All stock houses, whether on the Web or not, require contracts to be signed before authorizing image use. These contracts authorize one-time, nonexclusive use of the image for a specific purpose and time period—usually six months to a year. The agencies require tearsheets to account for your use.

Staying Out of Court

Although the courts haven’t yet faced infringement problems related to stock art on the Web, it’s only a matter of time before a case involves inappropriate use of a stock image downloaded from the Web. Definitions of use can be tricky, as photographer Frank Wilcox discovered when he found his photographs used for purposes other than what he thought he had authorized (Frank C. Wilcox vs. Vail Valley Foundation, U.S. District Court in Colorado, 1993).

Wilcox authorized the use of his photographs for “promotional purposes only.” The buyer released seven of Wilcox’s images for “advertorials” in Ski magazine and six for a hotel-lobby display. The federal court found all of the uses to be “promotional,” even though it was a far greater use of the photos than the photographer intended or was compensated for.

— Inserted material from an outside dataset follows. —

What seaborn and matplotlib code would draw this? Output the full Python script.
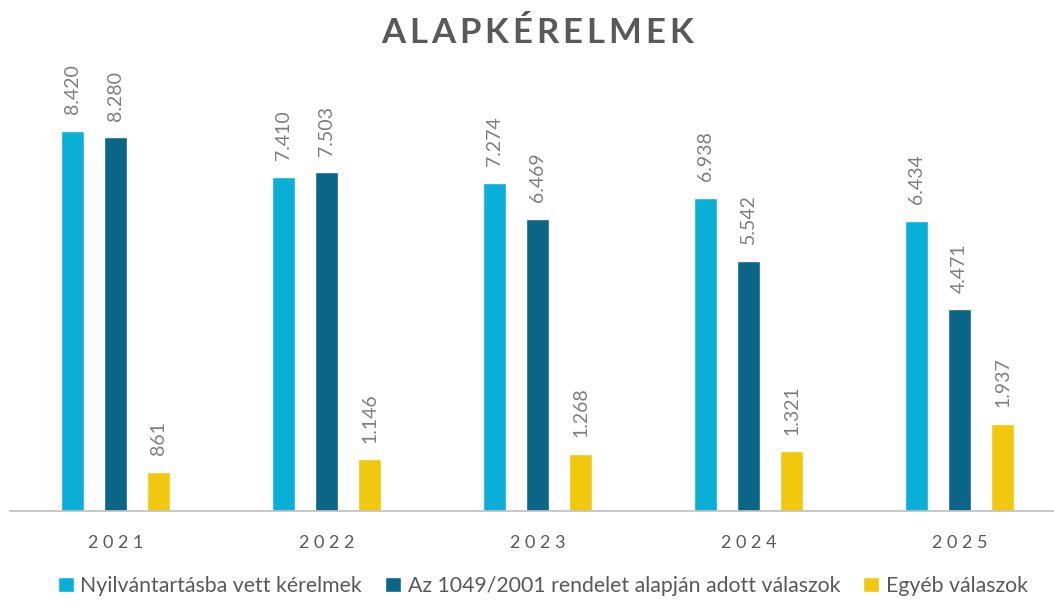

Always let the stock house know exactly what uses you plan for its images, whether you buy the images online or place your order via phone.

In another recent case—Sharpshooters Inc. vs. Retirement Living Publishing Co. in U.S. District Court in Miami, 1996—a stock house sued a magazine that asked to review some of the agency’s pictures. The magazine rejected the images and essentially re-created the photos using another photographer. Although the case wasn’t decided on the merits of the copyright-infringement claim (the case was settled without a ruling on the copyright issue), it’s another example of potential copyright problems that arise from the inappropriate use of stock images. Is it copyright infringement if you “re-create” a photo by copying the “idea” of the photograph? The law isn’t always clear.

The Web makes searching for images easy and fast. For artists and stock houses, this medium offers a huge potential market for their pictures. But the very ease of access creates the opportunity for problems. Whether you’re a buyer or seller—beware.